• [Task prompt]
Say how many lines hold the string "this", and nothing more.

• [Entries with chart source code]

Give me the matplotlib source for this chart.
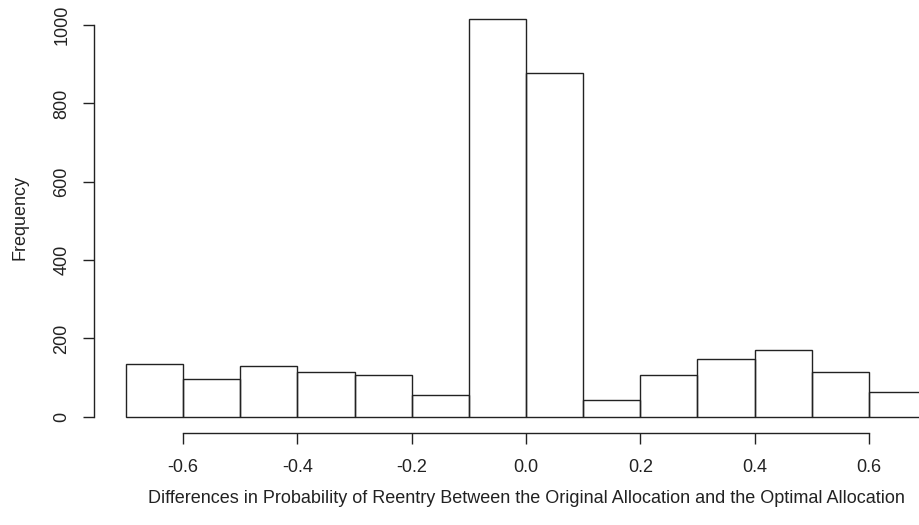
import numpy as np
import matplotlib
matplotlib.use("Agg")
import matplotlib.pyplot as plt

# histogram of differences, bins of width 0.1
bin_edges = [-0.7, -0.6, -0.5, -0.4, -0.3, -0.2, -0.1, 0.0, 0.1, 0.2, 0.3, 0.4, 0.5, 0.6, 0.7]
counts = [135, 96, 129, 114, 106, 55, 1016, 879, 42, 106, 147, 170, 115, 62]
x_ticks = [-0.6, -0.4, -0.2, 0.0, 0.2, 0.4, 0.6]
y_ticks = [0, 200, 400, 600, 800, 1000]

plt.rcParams['font.family'] = ['Liberation Sans', 'DejaVu Sans']
plt.rcParams['axes.unicode_minus'] = False

fig = plt.figure(figsize=(9.19, 5.25), dpi=100)
# R-like plot region: 4% padding around data range
ax = fig.add_axes([94/919, (525-432.6)/525, 864/919, 429.6/525])

lefts = np.array(bin_edges[:-1])
widths = np.diff(bin_edges)
ax.bar(lefts, counts, width=widths, align='edge', fill=False,
       edgecolor='#222222', linewidth=1.0)

ax.set_xlim(-0.756, 0.756)
ax.set_ylim(-40.6, 1056.6)

for s in ['top', 'right']:
    ax.spines[s].set_visible(False)
ax.spines['left'].set_bounds(0, 1000)
ax.spines['bottom'].set_bounds(-0.6, 0.6)
for s in ['left', 'bottom']:
    ax.spines[s].set_color('#222222')
    ax.spines[s].set_linewidth(1.0)

ax.set_xticks(x_ticks)
ax.set_xticklabels([f"{v:.1f}" for v in x_ticks])
ax.set_yticks(y_ticks)
ax.set_yticklabels([str(v) for v in y_ticks], rotation=90, va='center')
ax.tick_params(axis='both', direction='out', length=8, width=1.0,
               color='#222222', labelsize=13, labelcolor='#222222')
ax.tick_params(axis='x', pad=11)
ax.tick_params(axis='y', pad=9)

ax.set_xlabel("Differences in Probability of Reentry Between the Original Allocation and the Optimal Allocation",
              fontsize=13, color='#222222', labelpad=10)
ax.set_ylabel("Frequency", fontsize=13, color='#222222', labelpad=18)

fig.savefig("out.png", dpi=100)
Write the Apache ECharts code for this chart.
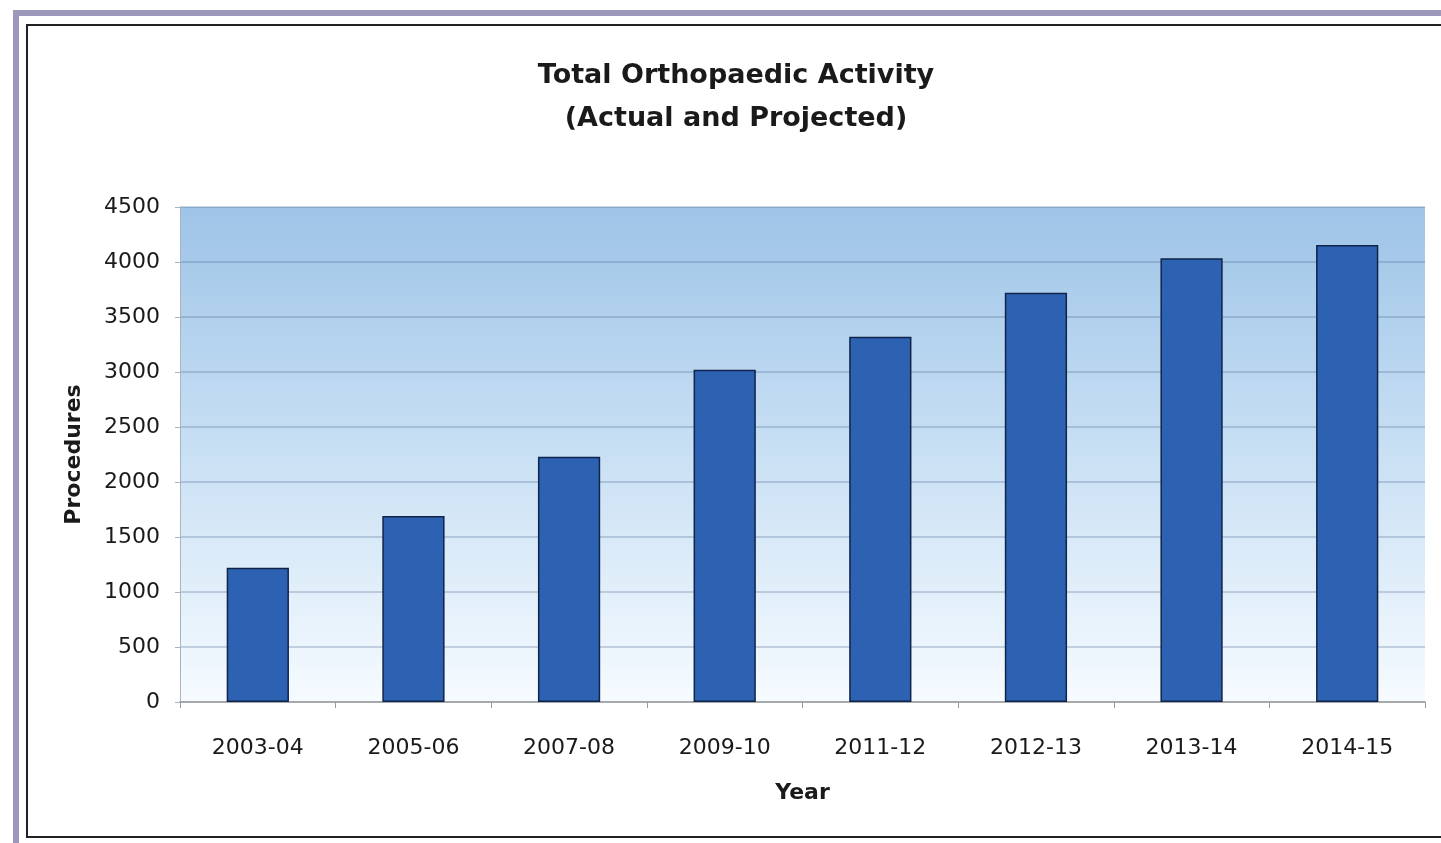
<!DOCTYPE html>
<html>
<head>
<meta charset="utf-8">
<script src="https://cdn.jsdelivr.net/npm/echarts@6/dist/echarts.min.js"></script>
<style>
html,body{margin:0;padding:0;background:#fff;}
#chart{width:1441px;height:843px;}
</style>
</head>
<body>
<div id="chart"></div>
<script>
const categories = ['2003-04','2005-06','2007-08','2009-10','2011-12','2012-13','2013-14','2014-15'];
const procedures = [1220, 1690, 2230, 3020, 3320, 3720, 4035, 4155];
const yTicks = {min: 0, max: 4500, interval: 500};

const chart = echarts.init(document.getElementById('chart'));
chart.setOption({
  animation: false,
  backgroundColor: '#ffffff',
  graphic: [
    {type:'rect', shape:{x:16, y:13, width:1440, height:840}, style:{fill:'none', stroke:'#9c98bb', lineWidth:6}, silent:true, z:-1},
    {type:'rect', shape:{x:27, y:25, width:1430, height:812}, style:{fill:'none', stroke:'#222222', lineWidth:2}, silent:true, z:-1}
  ],
  title: {
    text: 'Total Orthopaedic Activity\n(Actual and Projected)',
    left: 731, top: 49, textAlign: 'center',
    textStyle: {fontFamily: 'DejaVu Sans', fontWeight: 'bold', fontSize: 27, lineHeight: 43, color: '#1a1a1a'}
  },
  grid: {
    left: 180, right: 16, top: 207, bottom: 141,
    show: true, borderWidth: 0,
    backgroundColor: {type:'linear', x:0, y:0, x2:0, y2:1, colorStops:[
      {offset:0, color:'#9ec4e7'},
      {offset:0.5, color:'#c9e0f4'},
      {offset:1, color:'#f6fbff'}
    ]}
  },
  xAxis: {
    type: 'category',
    data: categories,
    name: 'Year',
    nameLocation: 'middle',
    nameGap: 80,
    nameTextStyle: {fontFamily: 'DejaVu Sans', fontWeight: 'bold', fontSize: 22, color: '#1a1a1a'},
    axisLine: {lineStyle: {color: '#9a9a9a', width: 1.5}},
    axisTick: {show: true, length: 6, lineStyle: {color: '#9a9a9a'}},
    axisLabel: {fontFamily: 'DejaVu Sans', fontSize: 22, color: '#1a1a1a', margin: 35}
  },
  yAxis: {
    type: 'value',
    min: yTicks.min, max: yTicks.max, interval: yTicks.interval,
    name: 'Procedures',
    nameLocation: 'middle',
    nameGap: 95,
    nameRotate: 90,
    nameTextStyle: {fontFamily: 'DejaVu Sans', fontWeight: 'bold', fontSize: 22, color: '#1a1a1a'},
    axisLine: {show: true, lineStyle: {color: '#a8b4c0', width: 1}},
    axisTick: {show: true, length: 5, lineStyle: {color: '#a8b4c0'}},
    axisLabel: {fontFamily: 'DejaVu Sans', fontSize: 22, color: '#1a1a1a', margin: 20, formatter: function (v) { return String(v); }},
    splitLine: {show: true, lineStyle: {color: 'rgba(70,100,140,0.35)', width: 1.5}}
  },
  series: [{
    type: 'bar',
    data: procedures,
    barWidth: '40%',
    itemStyle: {color: '#2d62b3', borderColor: '#10244a', borderWidth: 1.5}
  }]
});
</script>
</body>
</html>
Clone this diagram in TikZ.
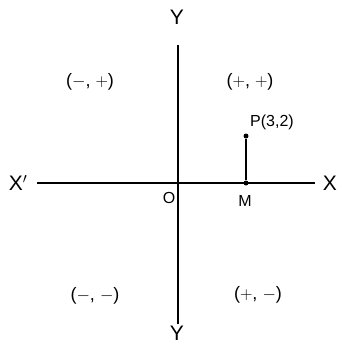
\documentclass[tikz,border=0pt]{standalone}
\usepackage{fontspec}
\setmainfont{Liberation Sans}
\usetikzlibrary{positioning, calc}

\begin{document}
\begin{tikzpicture}[
  x=1pt, y=-1pt,
  axis/.style={line width=1.6pt, draw=black},
  axlbl/.style={font=\fontsize{21}{21}\selectfont, inner sep=1pt},
  quad/.style={font=\fontsize{18}{18}\selectfont, inner sep=1pt},
  ptlbl/.style={font=\fontsize{16}{16}\selectfont, inner sep=1pt},
  dot/.style={circle, fill=black, inner sep=0pt, minimum size=5pt},
]
  \useasboundingbox (0,0) rectangle (341,346);

  % -- Axes --
  \coordinate (xl) at (37,183);
  \coordinate (xr) at (315,183);
  \coordinate (yt) at (178,45);
  \coordinate (yb) at (178,324);
  \draw[axis] (xl) -- (xr);
  \draw[axis] (yt) -- (yb);

  % -- Axis labels --
  \node[axlbl] (X) at (330,183) {X};
  \node[axlbl] (Xp) at (18,183) {X$'$};
  \node[axlbl] (Y) at (177,17) {Y};
  \node[axlbl] (Yp) at (177,333) {Y};
  \node[ptlbl] (O) at (169,198) {O};

  % -- Point P and its foot M --
  \node[dot] (P) at (246,136) {};
  \node[dot] (M) at (246,183) {};
  \draw[line width=1.6pt] (P) -- (M);
  \node[ptlbl] (Plbl) at (272,122) {P(3,2)};
  \node[ptlbl] (Mlbl) at (245,201) {M};

  % -- Quadrant signs --
  \node[quad] (q2) at (90,82) {($-$, $+$)};
  \node[quad] (q1) at (250,82) {($+$, $+$)};
  \node[quad] (q3) at (95,296) {($-$, $-$)};
  \node[quad] (q4) at (258,295) {($+$, $-$)};
\end{tikzpicture}
\end{document}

• [Output of the exercise]
3